### PROBLEM STATEMENT:
Copy the material below verbatim from the line with "Emit a LaTeX" to the line with "(0,0) rectangle (1887,1409);", both lines included, omitting pictures and every line outside that range.

### RECORDS FOR THE TASK:

+-------+

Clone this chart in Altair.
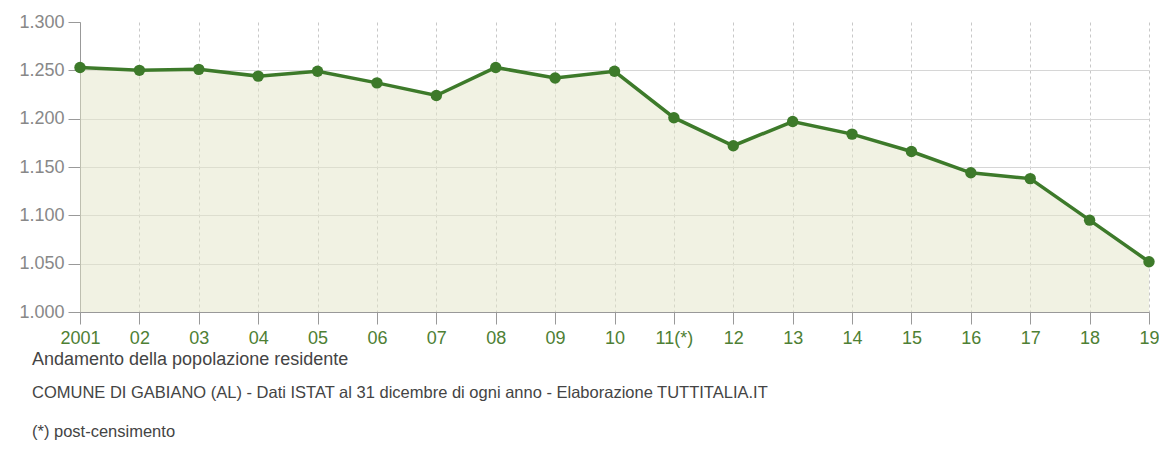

+-------+

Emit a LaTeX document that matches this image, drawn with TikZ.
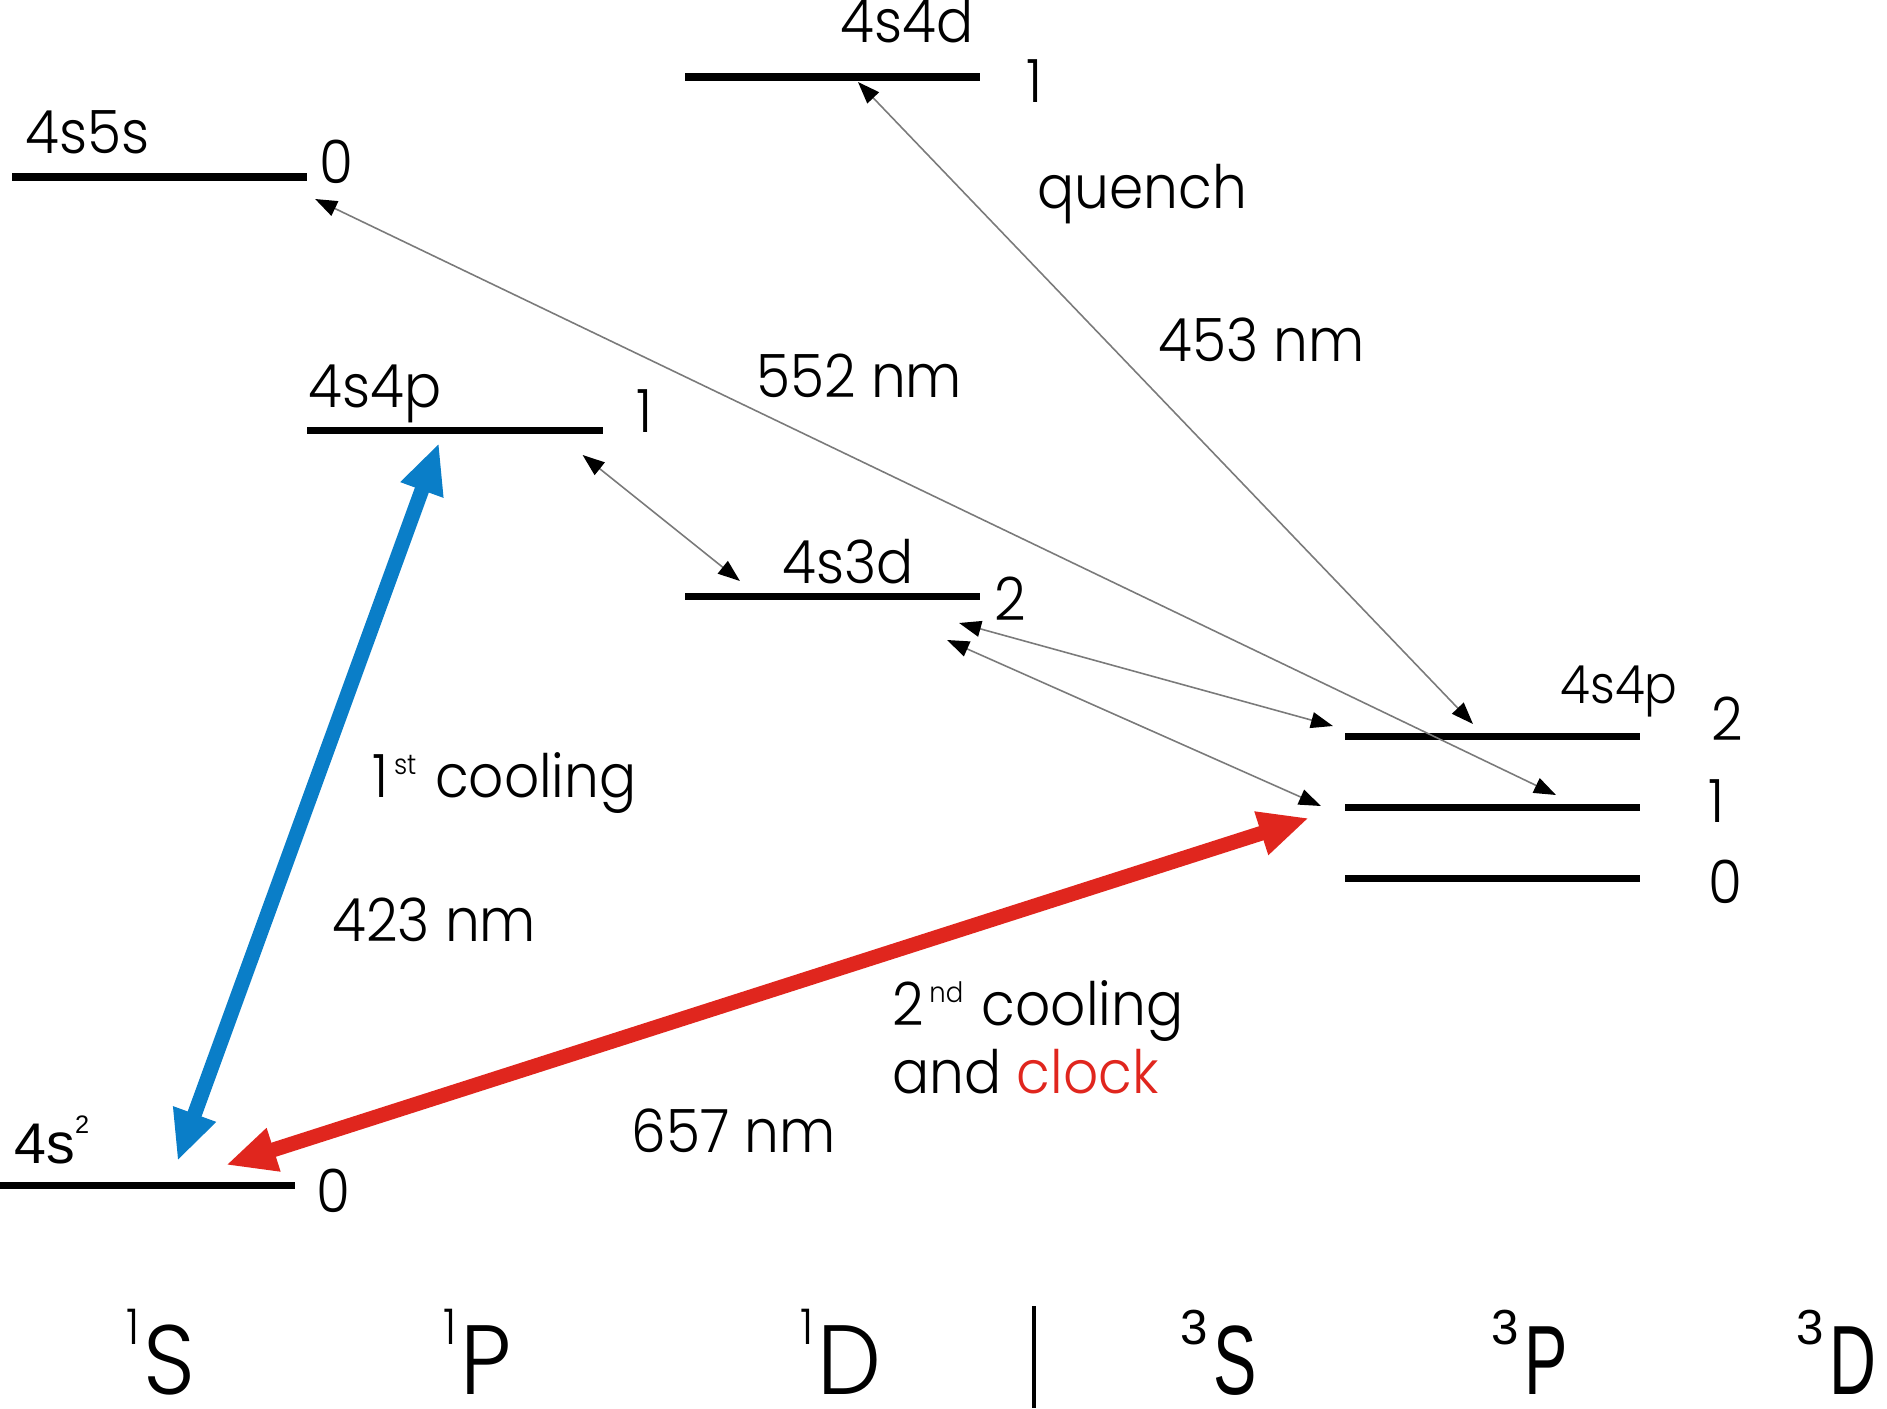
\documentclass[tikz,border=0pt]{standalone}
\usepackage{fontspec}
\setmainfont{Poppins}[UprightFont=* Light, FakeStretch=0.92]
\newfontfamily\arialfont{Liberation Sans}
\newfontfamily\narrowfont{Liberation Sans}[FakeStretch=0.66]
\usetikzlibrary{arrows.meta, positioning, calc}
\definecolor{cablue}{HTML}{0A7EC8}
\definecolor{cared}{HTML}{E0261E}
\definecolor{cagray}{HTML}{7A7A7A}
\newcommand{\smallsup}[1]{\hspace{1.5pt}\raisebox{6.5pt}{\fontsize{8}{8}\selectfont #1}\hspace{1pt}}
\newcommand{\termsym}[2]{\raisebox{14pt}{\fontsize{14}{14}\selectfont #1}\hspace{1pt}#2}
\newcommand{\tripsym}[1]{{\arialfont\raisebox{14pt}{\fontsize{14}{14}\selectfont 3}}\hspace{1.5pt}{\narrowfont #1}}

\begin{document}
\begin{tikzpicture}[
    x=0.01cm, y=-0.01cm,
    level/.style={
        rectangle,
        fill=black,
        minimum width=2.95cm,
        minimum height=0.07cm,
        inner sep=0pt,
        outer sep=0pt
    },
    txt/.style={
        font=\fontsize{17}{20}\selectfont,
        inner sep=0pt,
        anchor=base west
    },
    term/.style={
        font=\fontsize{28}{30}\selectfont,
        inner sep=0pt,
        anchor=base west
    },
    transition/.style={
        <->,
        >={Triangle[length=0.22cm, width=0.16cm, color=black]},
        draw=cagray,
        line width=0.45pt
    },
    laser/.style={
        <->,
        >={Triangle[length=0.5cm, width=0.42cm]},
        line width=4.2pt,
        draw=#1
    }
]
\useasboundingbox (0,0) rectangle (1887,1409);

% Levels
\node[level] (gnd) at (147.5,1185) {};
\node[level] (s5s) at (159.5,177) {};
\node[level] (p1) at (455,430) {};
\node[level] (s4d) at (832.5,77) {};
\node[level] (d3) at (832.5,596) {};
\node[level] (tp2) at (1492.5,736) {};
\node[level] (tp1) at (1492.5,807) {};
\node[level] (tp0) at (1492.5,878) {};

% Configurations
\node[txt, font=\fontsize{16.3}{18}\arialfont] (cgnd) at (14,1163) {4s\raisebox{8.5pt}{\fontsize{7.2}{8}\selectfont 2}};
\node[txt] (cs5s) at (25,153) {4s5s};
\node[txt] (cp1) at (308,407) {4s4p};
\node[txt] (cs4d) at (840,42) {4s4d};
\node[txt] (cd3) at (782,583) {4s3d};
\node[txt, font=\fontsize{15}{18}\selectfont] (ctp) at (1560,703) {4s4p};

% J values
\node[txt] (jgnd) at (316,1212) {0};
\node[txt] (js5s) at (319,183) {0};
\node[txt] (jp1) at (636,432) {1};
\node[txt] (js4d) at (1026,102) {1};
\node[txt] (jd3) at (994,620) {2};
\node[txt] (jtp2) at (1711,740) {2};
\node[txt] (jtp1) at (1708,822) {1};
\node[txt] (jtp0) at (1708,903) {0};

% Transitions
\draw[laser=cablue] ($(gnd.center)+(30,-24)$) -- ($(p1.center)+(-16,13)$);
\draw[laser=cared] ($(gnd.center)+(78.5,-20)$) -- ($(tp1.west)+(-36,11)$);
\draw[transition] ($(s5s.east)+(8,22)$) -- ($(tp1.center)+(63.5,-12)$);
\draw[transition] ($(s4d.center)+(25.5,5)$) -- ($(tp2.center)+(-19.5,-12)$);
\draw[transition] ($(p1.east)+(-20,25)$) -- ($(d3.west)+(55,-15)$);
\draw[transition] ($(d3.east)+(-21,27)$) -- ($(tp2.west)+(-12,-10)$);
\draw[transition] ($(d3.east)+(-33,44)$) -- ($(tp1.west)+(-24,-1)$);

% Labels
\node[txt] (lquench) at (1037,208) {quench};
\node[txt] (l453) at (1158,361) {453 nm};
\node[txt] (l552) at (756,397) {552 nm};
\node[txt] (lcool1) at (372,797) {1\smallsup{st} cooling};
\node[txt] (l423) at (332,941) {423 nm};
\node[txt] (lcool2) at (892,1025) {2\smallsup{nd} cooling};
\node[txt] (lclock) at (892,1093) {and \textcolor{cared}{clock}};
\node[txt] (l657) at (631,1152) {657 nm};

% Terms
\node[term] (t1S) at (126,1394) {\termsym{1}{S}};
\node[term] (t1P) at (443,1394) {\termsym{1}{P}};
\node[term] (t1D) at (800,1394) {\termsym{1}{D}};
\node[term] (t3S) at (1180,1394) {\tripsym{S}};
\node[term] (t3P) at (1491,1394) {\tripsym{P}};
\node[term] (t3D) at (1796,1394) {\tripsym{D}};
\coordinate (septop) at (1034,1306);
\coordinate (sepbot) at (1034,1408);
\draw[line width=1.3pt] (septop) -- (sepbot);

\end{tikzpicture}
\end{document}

+-------+

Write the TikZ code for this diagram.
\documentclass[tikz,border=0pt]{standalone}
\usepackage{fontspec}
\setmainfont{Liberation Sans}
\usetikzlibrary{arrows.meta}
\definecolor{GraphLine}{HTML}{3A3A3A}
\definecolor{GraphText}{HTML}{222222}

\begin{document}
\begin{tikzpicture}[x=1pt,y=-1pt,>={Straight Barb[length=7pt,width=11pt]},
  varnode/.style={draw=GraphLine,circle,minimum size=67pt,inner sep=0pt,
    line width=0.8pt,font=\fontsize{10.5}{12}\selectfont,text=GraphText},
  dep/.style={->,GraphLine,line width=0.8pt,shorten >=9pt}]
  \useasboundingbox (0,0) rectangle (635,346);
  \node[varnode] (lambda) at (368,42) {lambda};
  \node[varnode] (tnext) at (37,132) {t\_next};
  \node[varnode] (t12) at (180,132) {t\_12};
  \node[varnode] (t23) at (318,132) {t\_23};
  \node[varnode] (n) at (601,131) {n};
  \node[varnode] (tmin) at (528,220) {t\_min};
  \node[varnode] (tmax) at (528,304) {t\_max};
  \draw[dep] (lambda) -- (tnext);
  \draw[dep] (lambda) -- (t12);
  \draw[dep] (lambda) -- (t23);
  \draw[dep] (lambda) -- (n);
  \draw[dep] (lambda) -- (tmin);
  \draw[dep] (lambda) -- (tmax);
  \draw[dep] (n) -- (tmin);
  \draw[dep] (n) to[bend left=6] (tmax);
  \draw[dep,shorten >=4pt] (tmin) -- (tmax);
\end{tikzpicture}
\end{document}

+-------+

### THE REPLY:
Emit a LaTeX document that matches this image, drawn with TikZ.
\documentclass[tikz,border=0pt]{standalone}
\usepackage{fontspec}
\setmainfont{Poppins}[UprightFont=* Light, FakeStretch=0.92]
\newfontfamily\arialfont{Liberation Sans}
\newfontfamily\narrowfont{Liberation Sans}[FakeStretch=0.66]
\usetikzlibrary{arrows.meta, positioning, calc}
\definecolor{cablue}{HTML}{0A7EC8}
\definecolor{cared}{HTML}{E0261E}
\definecolor{cagray}{HTML}{7A7A7A}
\newcommand{\smallsup}[1]{\hspace{1.5pt}\raisebox{6.5pt}{\fontsize{8}{8}\selectfont #1}\hspace{1pt}}
\newcommand{\termsym}[2]{\raisebox{14pt}{\fontsize{14}{14}\selectfont #1}\hspace{1pt}#2}
\newcommand{\tripsym}[1]{{\arialfont\raisebox{14pt}{\fontsize{14}{14}\selectfont 3}}\hspace{1.5pt}{\narrowfont #1}}

\begin{document}
\begin{tikzpicture}[
    x=0.01cm, y=-0.01cm,
    level/.style={
        rectangle,
        fill=black,
        minimum width=2.95cm,
        minimum height=0.07cm,
        inner sep=0pt,
        outer sep=0pt
    },
    txt/.style={
        font=\fontsize{17}{20}\selectfont,
        inner sep=0pt,
        anchor=base west
    },
    term/.style={
        font=\fontsize{28}{30}\selectfont,
        inner sep=0pt,
        anchor=base west
    },
    transition/.style={
        <->,
        >={Triangle[length=0.22cm, width=0.16cm, color=black]},
        draw=cagray,
        line width=0.45pt
    },
    laser/.style={
        <->,
        >={Triangle[length=0.5cm, width=0.42cm]},
        line width=4.2pt,
        draw=#1
    }
]
\useasboundingbox (0,0) rectangle (1887,1409);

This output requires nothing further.